## WHAT THE TASK REQUIRES
Search the entries below. Return every line that has "this" in it.

[Source records]
__________________________________________________

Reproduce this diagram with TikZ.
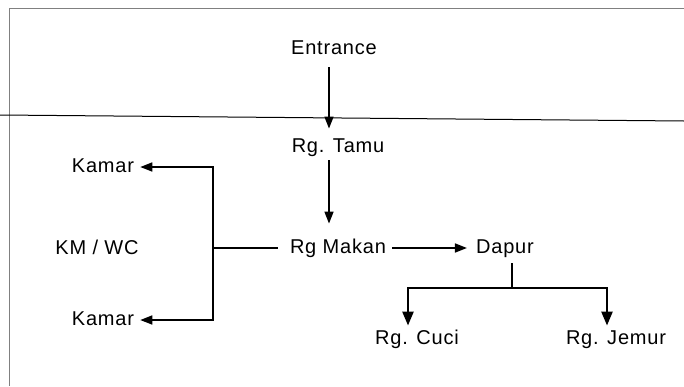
\documentclass[tikz,border=0pt]{standalone}
\usepackage{fontspec}
\setmainfont{Liberation Sans}[LetterSpace=4]
\usetikzlibrary{calc, positioning}
\usetikzlibrary{arrows.meta}

\begin{document}
\begin{tikzpicture}[x=1pt, y=-1pt,
  room/.style={inner sep=0pt, text height=15pt, text depth=4.5pt,
    font=\fontsize{20}{22}\selectfont},
  link/.style={line width=1.6pt},
  flow/.style={link, -{Triangle[length=12pt, width=9pt]}},
  branch/.style={line width=2.5pt, -{Triangle[length=14pt, width=11pt]}}]
\useasboundingbox (0,0) rectangle (684,386);

% sheet frame and entrance line
\draw[gray, line width=0.8pt] (684,8) -- (9,8) -- (9,386);
\draw[line width=1pt] (0,115) -- (684,121);

\node[room] (entrance) at (334,49) {Entrance};
\node[room] (tamu) at (338,147) {Rg. Tamu};
\node[room] (makan) at (338,248) {Rg Makan};
\node[room] (dapur) at (505,248) {Dapur};
\node[room] (kmwc) at (97,249) {KM / WC};
\node[room] (kamarA) at (103,167) {Kamar};
\node[room] (kamarB) at (103,320) {Kamar};
\node[room] (cuci) at (417,339) {Rg. Cuci};
\node[room] (jemur) at (616,339) {Rg. Jemur};

\coordinate (junc) at (213,248);
\coordinate (fork) at (512,288);

\draw[flow, shorten <=8.5pt, shorten >=8.5pt]
  ([xshift=-5pt]entrance.south) -- ([xshift=-9pt]tamu.north);
\draw[flow, shorten <=3.5pt, shorten >=14.5pt]
  ([xshift=-9pt]tamu.south) -- ([xshift=-9pt]makan.north);
\draw[flow, shorten <=6pt, shorten >=9pt] (makan.east) -- (dapur.west);

% left wing
\draw[link, shorten <=12pt] (makan.west) -- (junc);
\draw[flow, shorten >=6pt] (junc) |- (kamarA);
\draw[flow, shorten >=6pt] (junc) |- (kamarB);

% service wing
\draw[link, shorten <=5.5pt] ([xshift=7pt]dapur.south) -- (fork);
\draw[branch, shorten >=3.5pt] (fork) -| ([xshift=-9pt]cuci.north);
\draw[branch, shorten >=3.5pt] (fork) -| ([xshift=-9pt]jemur.north);
\end{tikzpicture}
\end{document}
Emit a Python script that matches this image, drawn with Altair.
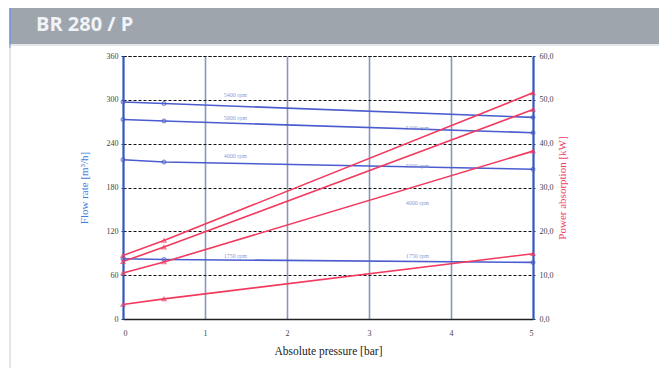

__________________________________________________

## WORKED ANSWER
Reproduce this diagram with TikZ.
Emit a Python script that matches this image, drawn with Altair.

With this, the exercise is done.